## Material for this exercise

######

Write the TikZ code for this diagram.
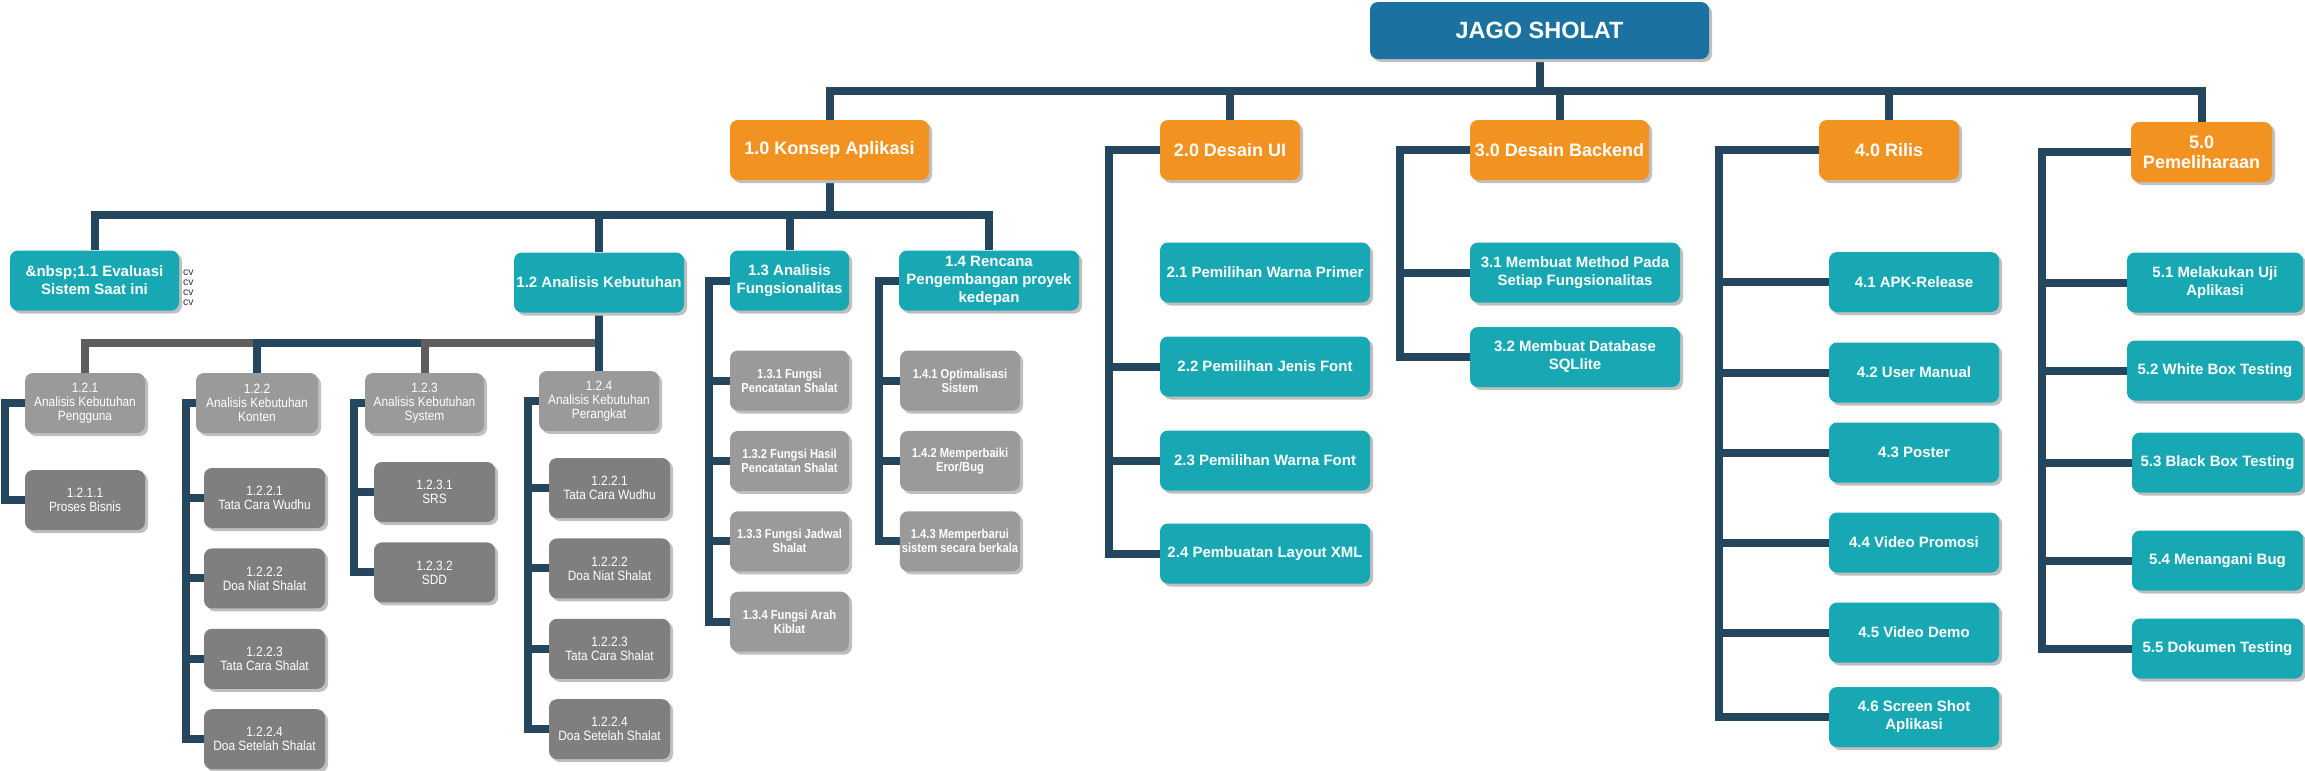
\documentclass[tikz,border=0pt]{standalone}
\usepackage{fontspec}
\setmainfont{Liberation Sans}
\newfontfamily\narrowfont[FakeStretch=0.88]{Liberation Sans}
\newfontfamily\condfont[FakeStretch=0.86]{Liberation Sans}
\usetikzlibrary{positioning,shadows,backgrounds}
\definecolor{jsroot}{HTML}{1B72A0}
\definecolor{jsorange}{HTML}{F29321}
\definecolor{jsteal}{HTML}{17A8B4}
\definecolor{jsgrey}{HTML}{9A9A9A}
\definecolor{jsdark}{HTML}{7F7F7F}
\definecolor{jsnavy}{HTML}{25465F}
\definecolor{jsline}{HTML}{5E5E5E}
\tikzset{
  box/.style={rounded corners=8pt,text=white,align=center,inner sep=2pt,
              drop shadow={shadow xshift=3pt,shadow yshift=-3pt,fill=black!25,opacity=1}},
  wd/.style={minimum width=#1},
  rootbox/.style={box,fill=jsroot,minimum height=57pt,font=\bfseries\fontsize{23.5}{26}\selectfont},
  phase/.style={box,fill=jsorange,minimum height=60pt,font=\bfseries\fontsize{18}{20}\selectfont},
  task/.style={box,fill=jsteal,minimum height=60pt,font=\bfseries\fontsize{15}{18}\selectfont},
  sub/.style={box,fill=jsgrey,minimum height=60pt,font=\narrowfont\fontsize{13.5}{14}\selectfont},
  leaf/.style={sub,fill=jsdark},
  act/.style={box,fill=jsgrey,minimum height=60pt,font=\condfont\bfseries\fontsize{13}{14}\selectfont},
  link/.style={line width=8pt,jsnavy},
  glink/.style={line width=8pt,jsline},
  note/.style={font=\fontsize{10.5}{10}\selectfont,text=black!80,align=left,inner sep=0pt},
}
\begin{document}
\begin{tikzpicture}[x=1pt,y=-1pt]
    \useasboundingbox (0,0) rectangle (2305,771);
    \node[rootbox,wd=339pt] (root) at (1539.5,30.5) {JAGO SHOLAT};
    \node[phase,wd=199pt] (k1) at (829.5,150) {1.0 Konsep Aplikasi};
    \node[phase,wd=140pt] (k2) at (1230,150) {2.0 Desain UI};
    \node[phase,wd=179pt] (k3) at (1559.5,150) {3.0 Desain Backend};
    \node[phase,wd=140pt] (k4) at (1889,150) {4.0 Rilis};
    \node[phase,wd=141pt] (k5) at (2201.5,152) {5.0\\Pemeliharaan};

    \node[task,wd=169pt] (a1) at (94.5,280.5) {\&nbsp;1.1 Evaluasi\\Sistem Saat ini};
    \node[note,anchor=west] (cv) at (183,288) {cv\\cv\\cv\\cv};
    \node[task,wd=170pt] (a2) at (599,282.5) {1.2 Analisis Kebutuhan};
    \node[task,wd=119pt] (a3) at (789.5,280.5) {1.3 Analisis\\Fungsionalitas};
    \node[task,wd=180pt] (a4) at (989,280.5) {1.4 Rencana\\Pengembangan proyek\\kedepan};

    \node[sub,wd=120pt] (b1) at (85,403) {1.2.1\\Analisis Kebutuhan\\Pengguna};
    \node[sub,wd=122pt] (b2) at (257,403) {1.2.2\\Analisis Kebutuhan\\Konten};
    \node[sub,wd=119pt] (b3) at (424.5,403) {1.2.3\\Analisis Kebutuhan\\System};
    \node[sub,wd=120pt] (b4) at (599,401) {1.2.4\\Analisis Kebutuhan\\Perangkat};

    \node[leaf,wd=120pt] (c11) at (85,500) {1.2.1.1\\Proses Bisnis};
    \node[leaf,wd=121pt] (c21) at (264.5,498) {1.2.2.1\\Tata Cara Wudhu};
    \node[leaf,wd=121pt,below=20pt of c21] (c22) {1.2.2.2\\Doa Niat Shalat};
    \node[leaf,wd=121pt,below=20pt of c22] (c23) {1.2.2.3\\Tata Cara Shalat};
    \node[leaf,wd=121pt,below=20pt of c23] (c24) {1.2.2.4\\Doa Setelah Shalat};
    \node[leaf,wd=121pt] (c31) at (434.5,492) {1.2.3.1\\SRS};
    \node[leaf,wd=121pt,below=20pt of c31] (c32) {1.2.3.2\\SDD};
    \node[leaf,wd=121pt] (d1) at (609.5,488) {1.2.2.1\\Tata Cara Wudhu};
    \node[leaf,wd=121pt,below=20pt of d1] (d2) {1.2.2.2\\Doa Niat Shalat};
    \node[leaf,wd=121pt,below=20pt of d2] (d3) {1.2.2.3\\Tata Cara Shalat};
    \node[leaf,wd=121pt,below=20pt of d3] (d4) {1.2.2.4\\Doa Setelah Shalat};

    \node[act,wd=119pt] (e1) at (789.5,380.5) {1.3.1 Fungsi\\Pencatatan Shalat};
    \node[act,wd=119pt,below=20pt of e1] (e2) {1.3.2 Fungsi Hasil\\Pencatatan Shalat};
    \node[act,wd=119pt,below=20pt of e2] (e3) {1.3.3 Fungsi Jadwal\\Shalat};
    \node[act,wd=119pt,below=20pt of e3] (e4) {1.3.4 Fungsi Arah\\Kiblat};
    \node[act,wd=120pt] (f1) at (960,380.5) {1.4.1 Optimalisasi\\Sistem};
    \node[act,wd=120pt,below=20pt of f1] (f2) {1.4.2 Memperbaiki\\Eror/Bug};
    \node[act,wd=120pt,below=20pt of f2] (f3) {1.4.3 Memperbarui\\sistem secara berkala};

    \node[task,wd=210pt] (g1) at (1265,272.5) {2.1 Pemilihan Warna Primer};
    \node[task,wd=210pt] (g2) at (1265,366.5) {2.2 Pemilihan Jenis Font};
    \node[task,wd=210pt] (g3) at (1265,460.5) {2.3 Pemilihan Warna Font};
    \node[task,wd=210pt] (g4) at (1265,553.5) {2.4 Pembuatan Layout XML};

    \node[task,wd=210pt] (h1) at (1575,272.5) {3.1 Membuat Method Pada\\Setiap Fungsionalitas};
    \node[task,wd=210pt] (h2) at (1575,357) {3.2 Membuat Database\\SQLlite};

    \node[task,wd=170pt] (i1) at (1914,282) {4.1 APK-Release};
    \node[task,wd=170pt] (i2) at (1914,372.5) {4.2 User Manual};
    \node[task,wd=170pt] (i3) at (1914,452.5) {4.3 Poster};
    \node[task,wd=170pt] (i4) at (1914,542.5) {4.4 Video Promosi};
    \node[task,wd=170pt] (i5) at (1914,632.5) {4.5 Video Demo};
    \node[task,wd=170pt] (i6) at (1914,717) {4.6 Screen Shot\\Aplikasi};

    \node[task,wd=176pt] (j1) at (2215,282.5) {5.1 Melakukan Uji\\Aplikasi};
    \node[task,wd=176pt] (j2) at (2215,370.5) {5.2 White Box Testing};
    \node[task,wd=171pt] (j3) at (2217.5,462.5) {5.3 Black Box Testing};
    \node[task,wd=171pt] (j4) at (2217.5,560.5) {5.4 Menangani Bug};
    \node[task,wd=171pt] (j5) at (2217.5,648.5) {5.5 Dokumen Testing};

    \begin{scope}[on background layer]
      \foreach \k in {k1,k2,k3,k4,k5} \draw[link] (root.south) -- ++(0,32) -| (\k.north);
      \foreach \a in {a1,a2,a3,a4} \draw[link] (k1.south) -- ++(0,35) -| (\a.north);
      \draw[glink] (a2.south) -- ++(0,30) -| (b1.north);
      \draw[link] (a2.south) -- ++(0,30) -| (b2.north);
      \draw[glink] (a2.south) -- ++(0,30) -| (b3.north);
      \draw[link] (a2.south) -- (b4.north);
      \draw[link] (b1.west) -- ++(-20,0) |- (c11.west);
      \foreach \c in {c21,c22,c23,c24} \draw[link] (b2.west) -- ++(-10,0) |- (\c.west);
      \foreach \c in {c31,c32} \draw[link] (b3.west) -- ++(-11,0) |- (\c.west);
      \foreach \c in {d1,d2,d3,d4} \draw[link] (b4.west) -- ++(-11,0) |- (\c.west);
      \foreach \c in {e1,e2,e3,e4} \draw[link] (a3.west) -- ++(-21,0) |- (\c.west);
      \foreach \c in {f1,f2,f3} \draw[link] (a4.west) -- ++(-20,0) |- (\c.west);
      \foreach \c in {g2,g3,g4} \draw[link] (k2.west) -- ++(-51,0) |- (\c.west);
      \foreach \c in {h1,h2} \draw[link] (k3.west) -- ++(-70,0) |- (\c.west);
      \foreach \c in {i1,i2,i3,i4,i5,i6} \draw[link] (k4.west) -- ++(-100,0) |- (\c.west);
      \foreach \c in {j1,j2,j3,j4,j5} \draw[link] (k5.west) -- ++(-89,0) |- (\c.west);
    \end{scope}
  \end{tikzpicture}
\end{document}
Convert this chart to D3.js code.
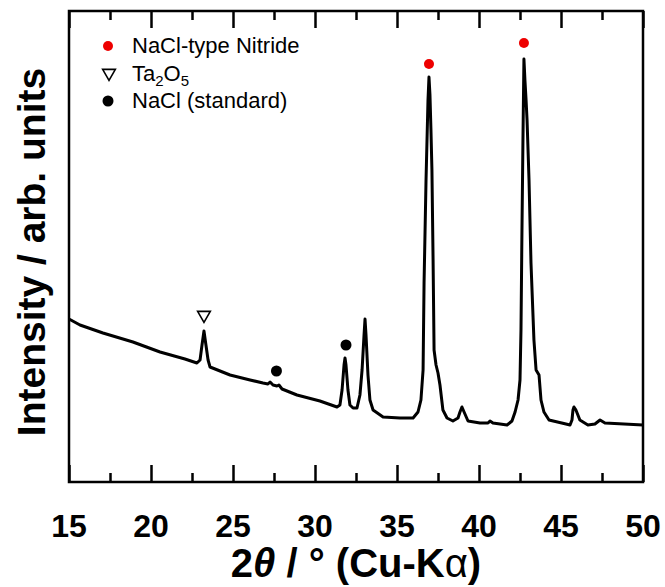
<!DOCTYPE html>
<html><head><meta charset="utf-8">
<script src="https://cdn.jsdelivr.net/npm/d3@7"></script>
<style>body{margin:0;background:#fff}svg{display:block}</style>
</head><body>
<script>
// ---- data ----
const twoTheta = [15.0,15.67,17.07,18.9,20.55,22.07,22.8,22.99,23.11,23.23,23.35,23.48,23.6,24.82,26.04,26.83,27.13,27.26,27.44,27.68,27.8,27.99,28.9,30.3,31.34,31.52,31.65,31.77,31.83,31.89,32.01,32.13,32.32,32.56,32.74,32.87,32.99,33.05,33.11,33.23,33.35,33.54,34.15,35.18,35.98,36.28,36.46,36.59,36.65,36.77,36.83,36.89,36.95,37.01,37.07,37.13,37.2,37.26,37.38,37.5,37.62,37.8,38.05,38.41,38.72,38.84,38.96,39.09,39.33,40.06,40.55,40.67,40.85,41.71,42.01,42.2,42.38,42.5,42.56,42.62,42.68,42.74,42.8,42.87,42.93,43.05,43.17,43.35,43.48,43.66,43.78,43.96,44.27,45.3,45.55,45.67,45.73,45.79,45.91,46.15,46.64,47.07,47.38,47.68,50.0];
const intensity = [163,157,149,140,130,123,119,122,137,151,137,122,115,107,102,99,98,100,97,96,97,93,87,81,75,77,92,117,124,117,92,77,74,74,87,112,147,163,147,107,82,72,65,64,64,70,82,112,199,302,342,382,405,387,352,312,222,132,117,109,97,72,64,61,64,70,75,70,61,59,59,61,59,57,61,70,82,102,152,252,342,423,402,382,362,302,219,142,112,107,82,70,62,58,57,62,72,75,72,62,57,58,62,59,57];
const xTicks = [15,20,25,30,35,40,45,50];
const xMinor = [17.5,22.5,27.5,32.5,37.5,42.5,47.5];
const nitridePeaks = [{x:36.95,y:418},{x:42.74,y:439}];
const ta2o5Peaks = [{x:23.23,y:167}];
const naclPeaks = [{x:27.65,y:111},{x:31.89,y:137}];
const legendItems = ["NaCl-type Nitride","Ta2O5","NaCl (standard)"];

const W=665,H=587;
const m={l:69,r:643,t:11,b:482};
const svg=d3.select("body").append("svg").attr("width",W).attr("height",H)
  .style("font-family","'Liberation Sans',Arial,sans-serif");

const xs=d3.scaleLinear().domain([15,50]).range([m.l,m.r]);
const ys=d3.scaleLinear().domain([0,471]).range([m.b,m.t]);

// frame
svg.append("rect").attr("x",m.l).attr("y",m.t).attr("width",m.r-m.l).attr("height",m.b-m.t)
  .attr("fill","none").attr("stroke","#000").attr("stroke-width",2.5);

// inside ticks, top & bottom, via d3 axes
const mkAxis=(gen,ty,vals,len)=>{
  const g=svg.append("g").attr("transform",`translate(0,${ty})`)
    .call(gen(xs).tickValues(vals).tickSize(len).tickSizeOuter(0).tickFormat(()=>""));
  g.select(".domain").remove();
  g.selectAll(".tick line").attr("stroke","#000").attr("stroke-width",2.5);
  return g;
};
mkAxis(d3.axisTop,m.b,xTicks,17);
mkAxis(d3.axisTop,m.b,xMinor,9);
mkAxis(d3.axisBottom,m.t,xTicks,17);
mkAxis(d3.axisBottom,m.t,xMinor,9);

// tick labels
svg.append("g").selectAll("text").data(xTicks).join("text")
  .attr("x",d=>xs(d)).attr("y",537).attr("text-anchor","middle")
  .attr("font-size",32).attr("font-weight","bold").text(d=>d);

// curve
const pts=twoTheta.map((t,i)=>[t,intensity[i]]);
svg.append("path").datum(pts)
  .attr("d",d3.line().x(d=>xs(d[0])).y(d=>ys(d[1])))
  .attr("fill","none").attr("stroke","#000").attr("stroke-width",3)
  .attr("stroke-linejoin","round");

// markers
svg.selectAll("circle.nit").data(nitridePeaks).join("circle").attr("class","nit")
  .attr("cx",d=>xs(d.x)).attr("cy",d=>ys(d.y)).attr("r",5).attr("fill","#ee0000");
svg.selectAll("circle.nacl").data(naclPeaks).join("circle").attr("class","nacl")
  .attr("cx",d=>xs(d.x)).attr("cy",d=>ys(d.y)).attr("r",5.5).attr("fill","#000");
const tri=d3.symbol().type(d3.symbolTriangle).size(70);
svg.selectAll("path.ta").data(ta2o5Peaks).join("path").attr("class","ta")
  .attr("d",tri).attr("transform",d=>`translate(${xs(d.x)},${ys(d.y)}) rotate(180)`)
  .attr("fill","#fff").attr("stroke","#000").attr("stroke-width",1.6);

// legend
const lg=svg.append("g");
lg.append("circle").attr("cx",108).attr("cy",46).attr("r",5).attr("fill","#ee0000");
lg.append("path").attr("d",tri).attr("transform","translate(109,73) rotate(180)")
  .attr("fill","#fff").attr("stroke","#000").attr("stroke-width",1.6);
lg.append("circle").attr("cx",108).attr("cy",101).attr("r",5.5).attr("fill","#000");
lg.append("text").attr("x",132).attr("y",53).attr("font-size",22).text(legendItems[0]);
const t2=lg.append("text").attr("x",132).attr("y",81).attr("font-size",22);
t2.append("tspan").text("Ta");
t2.append("tspan").attr("font-size",15).attr("dy",5).text("2");
t2.append("tspan").attr("dy",-5).text("O");
t2.append("tspan").attr("font-size",15).attr("dy",5).text("5");
lg.append("text").attr("x",132).attr("y",108).attr("font-size",22).text(legendItems[2]);

// axis titles
const xt=svg.append("text").attr("x",(m.l+m.r)/2).attr("y",577).attr("text-anchor","middle")
  .attr("font-size",40).attr("font-weight","bold");
xt.append("tspan").text("2");
xt.append("tspan").attr("font-style","italic").text("θ");
xt.append("tspan").text(" / ° (Cu-K");
xt.append("tspan").attr("font-weight","normal").text("α");
xt.append("tspan").text(")");

svg.append("text").attr("transform",`translate(45,252) rotate(-90)`)
  .attr("text-anchor","middle").attr("font-size",39).attr("font-weight","bold")
  .text("Intensity / arb. units");
</script>
</body></html>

######

## Work to complete
Copy out each line of the material that holds the word "code".

## Task result
Write the TikZ code for this diagram.
Convert this chart to D3.js code.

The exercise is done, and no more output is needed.